▶ [INPUT FOR THIS TASK]

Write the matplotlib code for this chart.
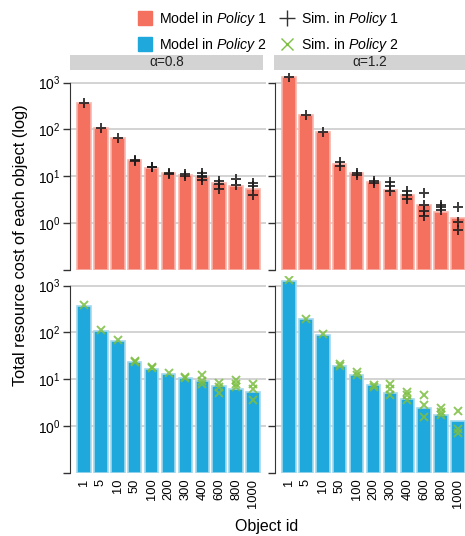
import matplotlib
matplotlib.use("Agg")
from matplotlib import pyplot as plt
from matplotlib.lines import Line2D
from matplotlib.patches import Rectangle

plt.rcParams['font.family'] = ['Liberation Sans', 'DejaVu Sans']
plt.rcParams['mathtext.fontset'] = 'custom'
plt.rcParams['mathtext.rm'] = 'Liberation Sans'
plt.rcParams['mathtext.it'] = 'Liberation Sans:italic'

objects = ['1', '5', '10', '50', '100', '200', '300', '400', '600', '800', '1000']
alphas = ['α=0.8', 'α=1.2']

# model cost per object
model_p1_a08 = [375, 105, 65, 21.9, 15.3, 11.6, 10.7, 9.5, 7.2, 6.2, 5.4]
model_p1_a12 = [1298, 199, 87.7, 18, 11.8, 7.45, 5.1, 3.94, 2.42, 1.71, 1.30]
model_p2_a08 = [369, 107, 66.5, 23.4, 16.9, 12.8, 10.8, 9.2, 7.2, 6.1, 5.3]
model_p2_a12 = [1257, 189, 87.8, 19.2, 12.6, 7.56, 5.1, 3.75, 2.38, 1.71, 1.28]

# simulation runs per object
sim_p1_a08 = [[375], [105], [65], [22.6, 21.5], [16, 15.5], [11.8, 11.2],
              [11.2, 10.3], [11.5, 10.2, 9.5, 8.4], [8.1, 6.9, 5.4],
              [8.8, 6.6], [7.3, 6.2, 3.9]]
sim_p1_a12 = [[1340], [200], [90], [19.9, 16.9], [11.8, 10.8], [7.8, 7.2],
              [7.6, 6.3, 4.8], [4.8, 3.9, 3.3], [4.4, 2.4, 1.8, 1.4],
              [2.4, 2.2, 1.9], [2.2, 1.07, 0.73]]
sim_p2_a08 = [[382], [110], [67.6], [24.5, 23.4], [18.3, 17.7], [13.4],
              [11.2, 10.5], [12.2, 9.2, 7.8], [8.5, 6.7, 5.2],
              [9.7, 7.8, 6.7], [7.8, 6.1, 3.6]]
sim_p2_a12 = [[1320], [196], [92], [21.2, 18.9], [14.3, 12.6], [7.7, 6.9],
              [8.1, 6.1, 4.57], [5.4, 4.57, 3.6], [4.57, 2.8, 1.58],
              [2.45, 2.02, 1.71], [2.08, 0.89, 0.70]]

red = '#f4705f'
red_edge = '#f9b5ac'
blue = '#1fa8dc'
blue_edge = '#a3d9ee'
green = '#7cbf42'

W, H = 465, 536
fig = plt.figure(figsize=(W / 100, H / 100), dpi=100)

cols_x = [70, 275]
rows_top = [73, 276]
ax_w, ax_h = 196, 197

panels = [
    [(model_p1_a08, sim_p1_a08), (model_p1_a12, sim_p1_a12)],
    [(model_p2_a08, sim_p2_a08), (model_p2_a12, sim_p2_a12)],
]

x = list(range(len(objects)))
for r in range(2):
    for c in range(2):
        ax = fig.add_axes([cols_x[c] / W, 1 - (rows_top[r] + ax_h) / H,
                           ax_w / W, ax_h / H])
        model, sims = panels[r][c]
        fc, ec = (red, red_edge) if r == 0 else (blue, blue_edge)
        ax.set_yscale('log')
        ax.bar(x, [m - 0.1 for m in model], bottom=0.1, width=0.8,
               color=fc, edgecolor=ec, linewidth=1.2, zorder=2)
        for i, vals in enumerate(sims):
            if r == 0:
                ax.plot([i] * len(vals), vals, '+', color='#1a1a1a',
                        markersize=7.5, markeredgewidth=1.4, alpha=0.85, zorder=3)
            else:
                ax.plot([i] * len(vals), vals, 'x', color=green,
                        markersize=6, markeredgewidth=1.4, alpha=0.85, zorder=3)
        ax.set_xlim(-0.83, 10.77)
        ax.set_ylim(0.1, 1600)
        ax.set_yticks([1, 10, 100, 1000])
        ax.set_yticks([0.1], minor=True)
        ax.set_yticklabels(['$10^{0}$', '$10^{1}$', '$10^{2}$', '$10^{3}$'])
        ax.yaxis.set_minor_formatter(plt.NullFormatter())
        ax.tick_params(axis='y', which='both', direction='out', length=5,
                       width=1, color='#333333', labelsize=10, pad=2)
        if c == 1:
            ax.tick_params(axis='y', labelleft=False)
        ax.grid(axis='y', which='major', color='#cccccc', linewidth=1.2, zorder=0)
        ax.set_axisbelow(True)
        for s in ['top', 'right', 'bottom']:
            ax.spines[s].set_visible(False)
        ax.spines['left'].set_bounds(0.1, 1000)
        ax.spines['left'].set_color('#333333')
        ax.set_xticks(x)
        if r == 1:
            ax.set_xticklabels(objects, rotation=90, fontsize=9.3)
        else:
            ax.set_xticklabels([])
        ax.tick_params(axis='x', length=0, pad=4)

# strip headers above each column
strips = [(70, 263), (274, 465)]
for (x0, x1), lab in zip(strips, alphas):
    fig.patches.append(Rectangle((x0 / W, 1 - 70 / H), (x1 - x0) / W, 15 / H,
                                 transform=fig.transFigure, facecolor='#d3d3d3',
                                 edgecolor='none'))
    fig.text((x0 + x1) / 2 / W, 1 - 62.5 / H, lab, ha='center', va='center',
             fontsize=9.8, color='#222222')

handles = [
    Line2D([], [], marker='s', linestyle='none', color=red, markersize=10),
    Line2D([], [], marker='s', linestyle='none', color=blue, markersize=10),
    Line2D([], [], marker='+', linestyle='none', color='#333333', markersize=11,
           markeredgewidth=1),
    Line2D([], [], marker='x', linestyle='none', color=green, markersize=8,
           markeredgewidth=1),
]
labels = [r'Model in $\it{Policy\ 1}$', r'Model in $\it{Policy\ 2}$',
          r'Sim. in $\it{Policy\ 1}$', r'Sim. in $\it{Policy\ 2}$']
fig.legend(handles, labels, ncol=2, loc='upper center',
           bbox_to_anchor=(0.577, 1.0), frameon=False, fontsize=10.2,
           handlelength=1.0, handletextpad=0.5, columnspacing=0.9,
           labelspacing=0.6, borderaxespad=0.3)

fig.text(21 / W, 1 - 245 / H, 'Total resource cost of each object (log)',
         rotation=90, ha='center', va='center', fontsize=11.8)
fig.text(267 / W, 1 - 527 / H, 'Object id', ha='center', va='center', fontsize=11.5)

fig.savefig('out.png', dpi=100)
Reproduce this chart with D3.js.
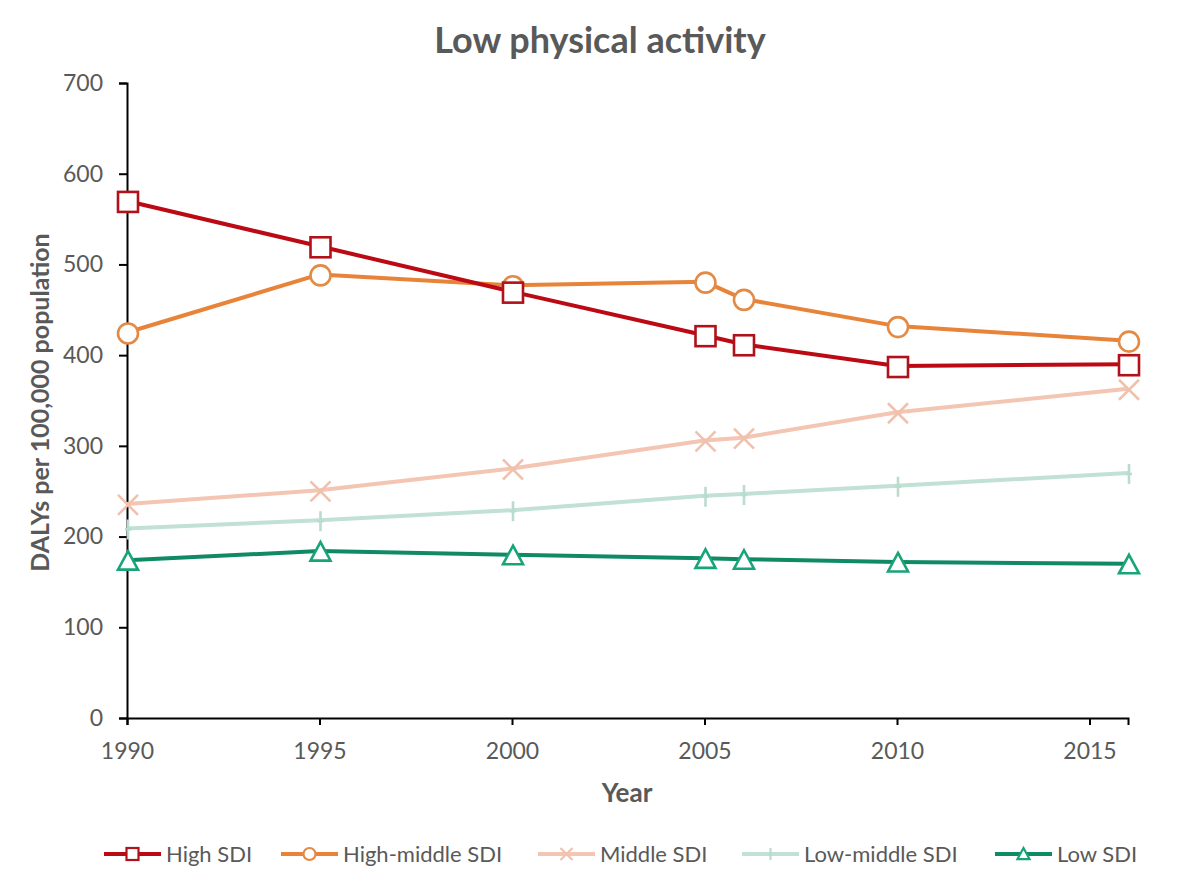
<!DOCTYPE html>
<html>
<head>
<meta charset="utf-8">
<script src="https://cdn.jsdelivr.net/npm/d3@7"></script>
<style>
  body { margin: 0; background: #fff; }
  text { font-family: Lato, 'Open Sans', sans-serif; fill: #595959; }
</style>
</head>
<body>
<svg id="chart" width="1200" height="892"></svg>
<script>
// Данные графика
const years = [1990, 1995, 2000, 2005, 2006, 2010, 2016]
const highSDI = [570, 520, 470, 422, 412, 388, 390]
const highMiddleSDI = [425, 489, 477, 481, 462, 432, 416]
const middleSDI = [236, 251, 275, 306, 309, 337, 363]
const lowMiddleSDI = [209, 218, 229, 245, 247, 256, 270]
const lowSDI = [174, 184, 180, 176, 175, 172, 170]
const xTicks = [1990, 1995, 2000, 2005, 2010, 2015]
const yTicks = [0, 100, 200, 300, 400, 500, 600, 700]

const series = [
  { name: 'High SDI', values: highSDI, color: '#BC0A14', marker: '#B0111A', shape: 'square' },
  { name: 'High-middle SDI', values: highMiddleSDI, color: '#E8843A', marker: '#E38A45', shape: 'circle' },
  { name: 'Middle SDI', values: middleSDI, color: '#F3C5B2', marker: '#F0C2AE', shape: 'cross' },
  { name: 'Low-middle SDI', values: lowMiddleSDI, color: '#C0E1D4', marker: '#BADCCE', shape: 'plus' },
  { name: 'Low SDI', values: lowSDI, color: '#108A64', marker: '#17A479', shape: 'triangle' },
]

const svg = d3.select('#chart')
const margin = { top: 83, right: 72, bottom: 174, left: 127 }
const width = 1200 - margin.left - margin.right
const height = 892 - margin.top - margin.bottom

const x = d3.scaleLinear().domain([1990, 2016]).range([0, width])
const y = d3.scaleLinear().domain([0, 700]).range([height, 0])

const g = svg.append('g').attr('transform', `translate(${margin.left},${margin.top})`)

// Заголовок
svg.append('text')
  .attr('x', 600)
  .attr('y', 53)
  .attr('text-anchor', 'middle')
  .attr('font-size', '36px')
  .attr('font-weight', 'bold')
  .text('Low physical activity')

// Ось X
const xAxis = g.append('g')
  .attr('transform', `translate(0,${height})`)
  .call(d3.axisBottom(x).tickValues(xTicks).tickFormat(d3.format('d')).tickSizeOuter(0).tickSize(7).tickPadding(18))
xAxis.select('.domain').attr('stroke', '#000').attr('stroke-width', 2)
xAxis.selectAll('.tick line').attr('stroke', '#000').attr('stroke-width', 2)
xAxis.selectAll('.tick text').attr('font-size', '23px').attr('fill', '#595959')
  .attr('font-family', 'Lato, sans-serif')

// Ось Y
const yAxis = g.append('g')
  .call(d3.axisLeft(y).tickValues(yTicks).tickSizeOuter(0).tickSize(8).tickPadding(16))
yAxis.select('.domain').attr('stroke', '#000').attr('stroke-width', 2)
yAxis.selectAll('.tick line').attr('stroke', '#000').attr('stroke-width', 2)
yAxis.selectAll('.tick text').attr('font-size', '23px').attr('fill', '#595959')
  .attr('font-family', 'Lato, sans-serif')

// Подписи осей
svg.append('text')
  .attr('x', 627)
  .attr('y', 802)
  .attr('text-anchor', 'middle')
  .attr('font-size', '26px')
  .attr('font-weight', 'bold')
  .text('Year')

svg.append('text')
  .attr('transform', `translate(49, ${margin.top + height / 2 + 2}) rotate(-90)`)
  .attr('text-anchor', 'middle')
  .attr('font-size', '25px')
  .attr('font-weight', 'bold')
  .text('DALYs per 100,000 population')

// Функция маркеров
const drawMarker = (sel, shape, color, s) => {
  const sw = s > 14 ? 2.6 : 2.2
  if (shape === 'square') {
    sel.append('rect').attr('x', -s / 2).attr('y', -s / 2).attr('width', s).attr('height', s)
      .attr('fill', '#fff').attr('stroke', color).attr('stroke-width', sw)
  } else if (shape === 'circle') {
    sel.append('circle').attr('r', s / 2).attr('fill', '#fff').attr('stroke', color).attr('stroke-width', sw)
  } else if (shape === 'cross') {
    const h = s / 2
    sel.append('path').attr('d', `M${-h},${-h}L${h},${h}M${-h},${h}L${h},${-h}`)
      .attr('stroke', color).attr('stroke-width', sw).attr('fill', 'none')
  } else if (shape === 'plus') {
    const h = s / 2
    sel.append('path').attr('d', `M0,${-h}L0,${h}M${-h * 0.3},0L${h * 0.3},0`)
      .attr('stroke', color).attr('stroke-width', sw).attr('fill', 'none')
  } else if (shape === 'triangle') {
    const h = s / 2
    sel.append('path').attr('d', `M0,${-h}L${h},${h * 0.85}L${-h},${h * 0.85}Z`)
      .attr('fill', '#fff').attr('stroke', color).attr('stroke-width', sw).attr('stroke-linejoin', 'miter')
  }
}

// Линии и маркеры
const line = d3.line().x((d, i) => x(years[i])).y(d => y(d))

series.slice().reverse().forEach((s) => {
  g.append('path')
    .datum(s.values)
    .attr('fill', 'none')
    .attr('stroke', s.color)
    .attr('stroke-width', 4)
    .attr('stroke-linejoin', 'round')
    .attr('d', line)
})

series.slice().reverse().forEach((s) => {
  g.selectAll(null)
    .data(s.values)
    .enter()
    .append('g')
    .attr('transform', (d, i) => `translate(${x(years[i]) + 1},${y(d) + 1})`)
    .each(function () { drawMarker(d3.select(this), s.shape, s.marker, 20) })
})

// Легенда
const legendX = [104, 281, 538, 742, 995]
const legend = svg.append('g').attr('transform', 'translate(0, 854)')
series.forEach((s, i) => {
  const item = legend.append('g').attr('transform', `translate(${legendX[i]}, 0)`)
  item.append('line').attr('x1', 0).attr('x2', 57).attr('y1', 0).attr('y2', 0)
    .attr('stroke', s.color).attr('stroke-width', 4)
  const m = item.append('g').attr('transform', 'translate(28.5, 0)')
  drawMarker(m, s.shape, s.marker, 12)
  item.append('text').attr('x', 62).attr('y', 8).attr('font-size', '22px').text(s.name)
})
</script>
</body>
</html>
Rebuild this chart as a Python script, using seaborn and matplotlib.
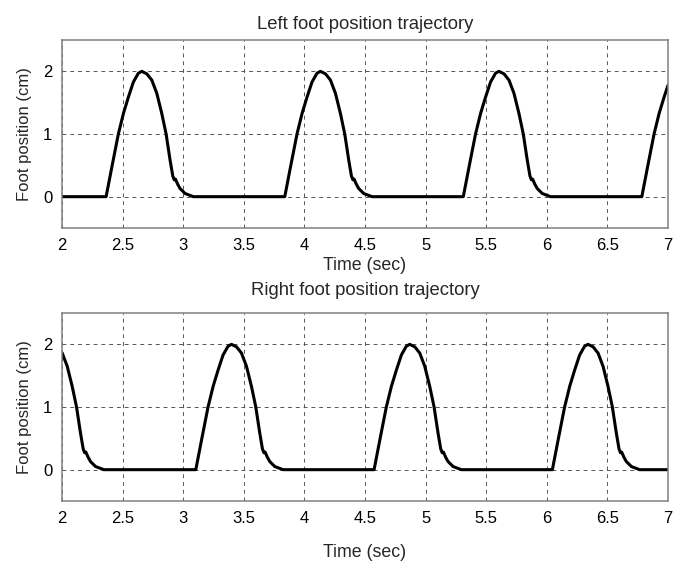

▶ [TASK OBJECTIVE] Up to and including the line containing "2.38, 1.71, 1.28]", repeat every line from the start of the data, but none of the pictures.

▶ [THE SOLUTION]
Write the matplotlib code for this chart.
import matplotlib
matplotlib.use("Agg")
from matplotlib import pyplot as plt
from matplotlib.lines import Line2D
from matplotlib.patches import Rectangle

plt.rcParams['font.family'] = ['Liberation Sans', 'DejaVu Sans']
plt.rcParams['mathtext.fontset'] = 'custom'
plt.rcParams['mathtext.rm'] = 'Liberation Sans'
plt.rcParams['mathtext.it'] = 'Liberation Sans:italic'

objects = ['1', '5', '10', '50', '100', '200', '300', '400', '600', '800', '1000']
alphas = ['α=0.8', 'α=1.2']

# model cost per object
model_p1_a08 = [375, 105, 65, 21.9, 15.3, 11.6, 10.7, 9.5, 7.2, 6.2, 5.4]
model_p1_a12 = [1298, 199, 87.7, 18, 11.8, 7.45, 5.1, 3.94, 2.42, 1.71, 1.30]
model_p2_a08 = [369, 107, 66.5, 23.4, 16.9, 12.8, 10.8, 9.2, 7.2, 6.1, 5.3]
model_p2_a12 = [1257, 189, 87.8, 19.2, 12.6, 7.56, 5.1, 3.75, 2.38, 1.71, 1.28]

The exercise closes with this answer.